Upon belief in Christ Jesus through faith, the believer accepts Jesus as his or her Lord and Savior. Consequently, God justifies the believer or counts the believer as righteous (See Gen. 15:6 “And he [Abraham} believed the Lord, and he counted it to him as righteousness”).
Justification is a judicial act of God, in which He declares, on the basis of the righteousness of Jesus Christ, that all the claims of the law are satisfied with respect to the sinner. It is unique in the application of the work of redemption in that it is a judicial act of God, a declaration respecting the sinner, and not an act or process of renewal, such as regeneration, conversion, and sanctification. While it has respect to the sinner, it does not change his inner life. It does not affect his condition, but his state and in that respect differs from all the other principal parts of the order of salvation. It involves the forgiveness of sins, and restoration to divine favour.[1]
When God justifies the believer, He presently and absolutely promises and guarantees (Eph. 1:13) the final consummation of the believer’s salvation at the end of the age and grants the believer eternal life that starts spiritually when a person believes and is finally consummated at the general resurrection, and neither future salvation or eternal life can ever be lost.
Scripture refers to God’s plan and purpose regarding the salvation of human beings, “as a plan for the fullness of time” (Eph. 1:10). God’s plan of salvation is a unitary process by which God applies his grace to individual sinners. The apostle Paul wrote that this plan or process of the salvation of human beings was “the mystery of his [God’s] will, according to his purpose, which he set forth in Christ” (Eph. 1:9). Louis Berkhof writes:
various movements can be distinguished in the process, that the work of the application of redemption proceeds in a definite and reasonable order, and that God does not impart the fullness of His salvation to the sinner in a single act. Had He done this, the work of redemption would not have come to the consciousness of God’s children in all its aspects and in all its divine fullness.[2]
There is an order to God’s plan of salvation. God’s gracious plan is finally consummated and completed for all elect believers at glorification on the Day of Judgment, at Christ’s second coming when all elect believers are saved from the eternal, condemning wrath of God and are ushered into heaven to their glorified state.
The triune Godhead―Father, Son, and Holy Spirit, in eternity, prior to any divine creation, agreed to a redemptive plan (the covenant of redemption) for redeeming out of the future creation certain sinful human beings (the “elect”) from eternal death as a result of their sin. This plan of salvation is God’s process begun in eternity before creation, manifested in creation, and finally consummated at the end of the age with the glorification of the saints in the new heaven and new earth.

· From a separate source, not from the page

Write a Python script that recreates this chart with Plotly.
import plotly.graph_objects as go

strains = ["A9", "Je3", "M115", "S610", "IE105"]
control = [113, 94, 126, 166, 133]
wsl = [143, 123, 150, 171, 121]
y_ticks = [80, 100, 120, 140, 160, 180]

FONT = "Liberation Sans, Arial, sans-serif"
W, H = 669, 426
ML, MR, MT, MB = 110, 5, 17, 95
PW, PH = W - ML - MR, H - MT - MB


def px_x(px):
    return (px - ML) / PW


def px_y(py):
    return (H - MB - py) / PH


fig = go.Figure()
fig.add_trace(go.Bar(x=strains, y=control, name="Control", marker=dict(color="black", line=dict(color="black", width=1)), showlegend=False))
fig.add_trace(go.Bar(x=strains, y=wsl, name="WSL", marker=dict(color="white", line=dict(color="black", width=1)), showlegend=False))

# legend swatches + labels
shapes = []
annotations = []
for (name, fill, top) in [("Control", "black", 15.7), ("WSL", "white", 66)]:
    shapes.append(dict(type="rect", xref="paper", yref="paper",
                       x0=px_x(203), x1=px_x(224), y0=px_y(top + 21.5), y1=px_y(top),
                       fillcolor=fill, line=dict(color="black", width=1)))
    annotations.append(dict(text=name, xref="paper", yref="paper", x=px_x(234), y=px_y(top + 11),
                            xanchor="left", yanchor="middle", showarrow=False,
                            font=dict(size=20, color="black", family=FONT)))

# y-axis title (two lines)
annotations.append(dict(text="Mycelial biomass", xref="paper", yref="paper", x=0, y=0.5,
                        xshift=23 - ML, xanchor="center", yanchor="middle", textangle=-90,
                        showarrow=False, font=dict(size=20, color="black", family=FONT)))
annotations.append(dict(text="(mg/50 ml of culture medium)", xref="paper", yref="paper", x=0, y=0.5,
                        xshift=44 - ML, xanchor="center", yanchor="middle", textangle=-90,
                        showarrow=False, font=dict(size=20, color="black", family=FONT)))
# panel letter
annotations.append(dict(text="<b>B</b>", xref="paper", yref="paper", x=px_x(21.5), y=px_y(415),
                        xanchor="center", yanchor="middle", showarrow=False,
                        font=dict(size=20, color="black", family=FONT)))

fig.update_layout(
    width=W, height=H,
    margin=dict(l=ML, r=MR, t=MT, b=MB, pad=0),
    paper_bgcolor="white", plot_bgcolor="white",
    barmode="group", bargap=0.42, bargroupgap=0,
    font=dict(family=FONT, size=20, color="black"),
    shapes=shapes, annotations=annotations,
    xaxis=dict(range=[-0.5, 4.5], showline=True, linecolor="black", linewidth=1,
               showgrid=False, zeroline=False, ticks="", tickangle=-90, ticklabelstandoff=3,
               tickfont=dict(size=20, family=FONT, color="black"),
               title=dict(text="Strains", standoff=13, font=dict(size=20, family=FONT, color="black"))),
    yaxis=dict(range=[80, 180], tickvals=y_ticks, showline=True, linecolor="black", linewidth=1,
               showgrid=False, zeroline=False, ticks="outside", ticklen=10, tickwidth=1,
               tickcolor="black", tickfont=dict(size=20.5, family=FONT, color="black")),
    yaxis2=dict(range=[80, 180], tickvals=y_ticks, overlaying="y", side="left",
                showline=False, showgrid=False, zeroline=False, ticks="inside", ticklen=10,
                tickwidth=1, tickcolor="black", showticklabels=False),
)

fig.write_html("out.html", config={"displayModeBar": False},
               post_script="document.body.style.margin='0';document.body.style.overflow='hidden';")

The plan of salvation is applied to individual members of the elect beginning with regeneration and continuing through conversion and belief in Jesus Christ. Additional phases of the plan of salvation in the life of the elect are justification, reconciliation, adoption, and sanctification. This is why Paul wrote in 1 Corinthians 1:18 For the word of the cross is folly to those who are perishing, but to us who are being saved (Greek: σῳζομένοις sōzomenois) it is the power of God.
Once we believe in Christ and are justified, we “were sealed with the promised Holy Spirit, who is the guarantee of our inheritance until we acquire possession of it” (Eph. 1:13, 14). The plan of salvation continues after physical death at the end of the age, at the general resurrection and on judgment day when each believer’s salvation is finally consummated and they are ushered into the new heaven and new earth where they receive their glorified bodies.

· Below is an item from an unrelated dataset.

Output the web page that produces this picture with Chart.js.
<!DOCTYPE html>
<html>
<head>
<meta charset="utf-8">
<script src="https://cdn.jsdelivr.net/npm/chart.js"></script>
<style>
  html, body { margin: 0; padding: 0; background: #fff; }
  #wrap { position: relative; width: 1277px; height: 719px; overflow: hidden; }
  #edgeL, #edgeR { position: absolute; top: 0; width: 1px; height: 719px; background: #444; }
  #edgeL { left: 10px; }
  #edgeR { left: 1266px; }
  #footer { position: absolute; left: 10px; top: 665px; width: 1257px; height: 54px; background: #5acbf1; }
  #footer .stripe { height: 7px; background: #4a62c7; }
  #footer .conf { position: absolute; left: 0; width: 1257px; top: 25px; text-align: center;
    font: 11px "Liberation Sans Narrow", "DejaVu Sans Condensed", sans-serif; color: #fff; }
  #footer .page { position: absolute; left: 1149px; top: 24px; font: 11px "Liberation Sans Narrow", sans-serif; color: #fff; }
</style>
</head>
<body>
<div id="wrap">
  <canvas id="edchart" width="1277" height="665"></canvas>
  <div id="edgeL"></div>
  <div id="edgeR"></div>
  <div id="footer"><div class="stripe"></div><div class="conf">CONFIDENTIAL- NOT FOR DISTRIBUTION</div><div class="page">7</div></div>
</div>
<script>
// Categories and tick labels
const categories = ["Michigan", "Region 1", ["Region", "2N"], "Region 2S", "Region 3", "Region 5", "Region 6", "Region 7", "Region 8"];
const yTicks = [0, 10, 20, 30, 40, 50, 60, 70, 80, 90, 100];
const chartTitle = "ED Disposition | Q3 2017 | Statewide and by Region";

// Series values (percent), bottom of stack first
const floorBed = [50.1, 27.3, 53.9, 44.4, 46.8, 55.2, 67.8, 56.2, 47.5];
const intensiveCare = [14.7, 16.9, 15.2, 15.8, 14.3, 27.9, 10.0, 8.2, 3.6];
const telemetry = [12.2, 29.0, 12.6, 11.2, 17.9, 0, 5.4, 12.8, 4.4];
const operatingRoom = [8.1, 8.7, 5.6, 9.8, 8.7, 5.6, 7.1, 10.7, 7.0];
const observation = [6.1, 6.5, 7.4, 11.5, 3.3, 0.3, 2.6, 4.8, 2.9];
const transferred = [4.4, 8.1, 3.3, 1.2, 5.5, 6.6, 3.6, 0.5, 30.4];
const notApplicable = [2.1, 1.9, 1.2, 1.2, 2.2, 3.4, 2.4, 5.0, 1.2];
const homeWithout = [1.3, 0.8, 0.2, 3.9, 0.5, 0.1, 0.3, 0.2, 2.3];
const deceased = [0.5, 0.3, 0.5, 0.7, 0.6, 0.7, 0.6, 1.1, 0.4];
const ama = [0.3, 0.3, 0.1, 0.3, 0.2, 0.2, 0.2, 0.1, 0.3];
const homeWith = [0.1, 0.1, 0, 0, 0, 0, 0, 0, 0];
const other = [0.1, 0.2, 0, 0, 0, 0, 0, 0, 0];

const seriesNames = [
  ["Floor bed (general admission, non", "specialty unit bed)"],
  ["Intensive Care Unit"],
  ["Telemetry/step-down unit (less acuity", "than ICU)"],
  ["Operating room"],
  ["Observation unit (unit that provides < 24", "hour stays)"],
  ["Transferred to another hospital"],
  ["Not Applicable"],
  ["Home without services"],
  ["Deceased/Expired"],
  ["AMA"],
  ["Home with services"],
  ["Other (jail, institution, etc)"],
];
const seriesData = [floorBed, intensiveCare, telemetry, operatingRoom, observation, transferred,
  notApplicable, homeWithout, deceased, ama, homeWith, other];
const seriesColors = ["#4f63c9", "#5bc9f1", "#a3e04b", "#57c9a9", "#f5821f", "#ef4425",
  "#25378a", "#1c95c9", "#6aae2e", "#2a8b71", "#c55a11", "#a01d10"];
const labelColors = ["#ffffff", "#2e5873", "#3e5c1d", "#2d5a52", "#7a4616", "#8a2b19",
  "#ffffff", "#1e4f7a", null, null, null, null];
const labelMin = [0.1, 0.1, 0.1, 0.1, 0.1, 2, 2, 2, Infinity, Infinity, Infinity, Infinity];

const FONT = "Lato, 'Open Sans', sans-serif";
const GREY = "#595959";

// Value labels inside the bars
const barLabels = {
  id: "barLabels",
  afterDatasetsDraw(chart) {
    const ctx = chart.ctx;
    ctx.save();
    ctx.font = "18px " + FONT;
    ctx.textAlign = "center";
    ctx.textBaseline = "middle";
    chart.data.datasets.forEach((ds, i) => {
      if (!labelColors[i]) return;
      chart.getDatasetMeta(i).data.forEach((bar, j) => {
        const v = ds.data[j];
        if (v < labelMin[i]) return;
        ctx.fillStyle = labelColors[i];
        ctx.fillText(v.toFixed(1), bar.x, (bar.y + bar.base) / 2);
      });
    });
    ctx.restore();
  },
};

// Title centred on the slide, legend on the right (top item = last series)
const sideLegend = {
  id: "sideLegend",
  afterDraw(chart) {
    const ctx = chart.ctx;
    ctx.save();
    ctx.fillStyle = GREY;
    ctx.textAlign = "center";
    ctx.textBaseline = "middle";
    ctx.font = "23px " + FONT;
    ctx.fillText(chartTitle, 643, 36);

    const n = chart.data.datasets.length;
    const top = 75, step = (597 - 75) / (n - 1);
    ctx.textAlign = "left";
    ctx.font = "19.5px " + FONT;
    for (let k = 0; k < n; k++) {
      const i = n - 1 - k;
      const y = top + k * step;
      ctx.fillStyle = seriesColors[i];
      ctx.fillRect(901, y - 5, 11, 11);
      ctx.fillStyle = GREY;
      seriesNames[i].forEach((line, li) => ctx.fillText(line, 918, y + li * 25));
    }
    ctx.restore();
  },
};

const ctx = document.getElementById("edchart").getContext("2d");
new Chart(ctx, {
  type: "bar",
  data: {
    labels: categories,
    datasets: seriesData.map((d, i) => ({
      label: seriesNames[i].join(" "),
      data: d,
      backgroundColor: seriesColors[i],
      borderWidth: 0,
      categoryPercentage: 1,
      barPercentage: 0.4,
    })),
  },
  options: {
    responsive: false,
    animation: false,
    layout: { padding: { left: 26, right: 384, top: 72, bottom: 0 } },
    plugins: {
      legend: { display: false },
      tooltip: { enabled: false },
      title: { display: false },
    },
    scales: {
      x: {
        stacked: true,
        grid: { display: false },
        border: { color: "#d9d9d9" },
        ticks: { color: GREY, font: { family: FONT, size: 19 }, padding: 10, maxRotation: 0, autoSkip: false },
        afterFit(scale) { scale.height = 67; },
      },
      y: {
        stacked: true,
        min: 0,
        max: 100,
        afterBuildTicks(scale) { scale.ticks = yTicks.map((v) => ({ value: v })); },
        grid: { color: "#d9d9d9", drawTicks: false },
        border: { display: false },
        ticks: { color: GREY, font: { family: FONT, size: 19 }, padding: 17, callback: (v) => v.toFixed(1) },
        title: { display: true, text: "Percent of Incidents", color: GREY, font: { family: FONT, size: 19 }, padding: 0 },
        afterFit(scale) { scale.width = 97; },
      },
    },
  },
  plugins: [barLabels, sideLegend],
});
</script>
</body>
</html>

Salvation is a process from eternity to the end of the age and thus has a past, present, and future aspect―we were saved (E.g., Rom. 8:24), we are being saved (E.g., 1 Cor. 1:18), and we shall be saved (E.g., Rom. 5:9). Each of these phrases is correct and they all appear in Scripture. Though at the time of our belief in Christ our salvation is not finally consummated, as that will happen at the end of the age, we can correctly refer to ourselves at the point of belief as being saved. But it is important that we understand that salvation is a process that will not be finally consummated until the end of the age when Jesus returns (Rom. 8:23; 8:29,30; 13:11).

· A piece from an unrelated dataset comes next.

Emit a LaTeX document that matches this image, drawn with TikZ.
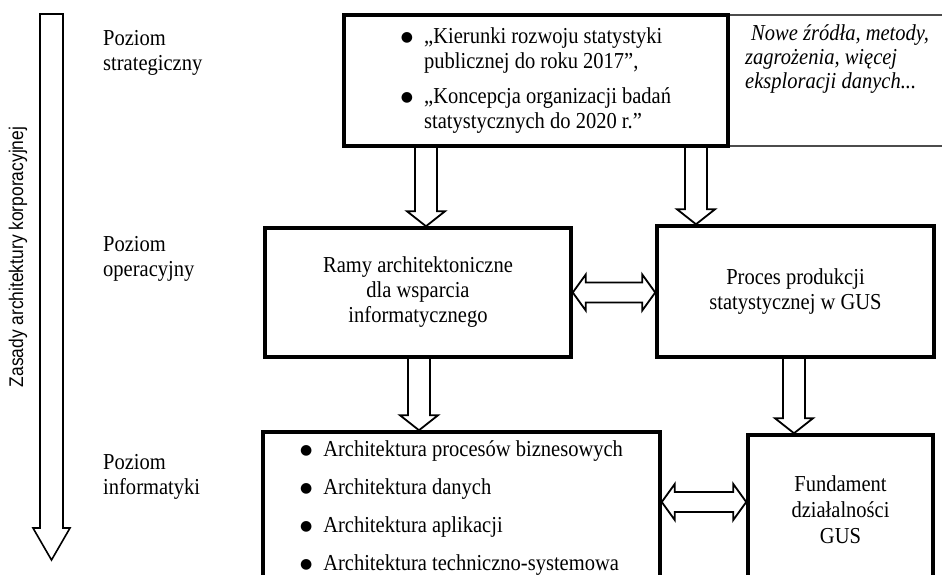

So, why do so many Christians believe that salvation is completed and fully realized when they become a believer? Attempting to fully answer this question is beyond the scope of this post. But we can say that those who hold that the believer really possesses a finally consummated salvation at the moment of belief are engaging in an over-realized eschatology.
Dr. B.B. Warfield, the respected Princeton Reformed theologian, wrote the following regarding God’s Plan of Salvation:
What is chiefly of importance for us to bear in mind here, is that God’s plan is to save, whether the individual or the world, by process. No doubt the whole salvation of the individual sinner is already accomplished on the cross: but the sinner enters into the full enjoyment of this accomplished salvation only by stages and in the course of time redeemed by Christ regenerated by the Holy Spirit, justified through faith, received into the very household of God as his sons, led by the Spirit into the flowering and fruiting activities of the new life, our salvation is still only in process and not yet complete. We still are the prey of temptation; we still fall into sin; we still suffer sickness, sorrow, death itself. Our redeemed bodies can hope for nothing but to wear out in weakness and to break down and decay in the grave. Our redeemed souls only slowly entered into their heritage. Only when the last trump shall sound and we shall rise from our graves, and perfected souls and incorruptible bodies shall together enter into the glory prepared for God’s children, is our salvation complete.[3]
[1] Louis Berkhof, Systematic Theology (The Banner of Truth Trust, 2012), 533.
[2] Berkhof, 416.
[3] B.B Warfield, The Plan of Salvation, (Great Christian Books, 2013), 100.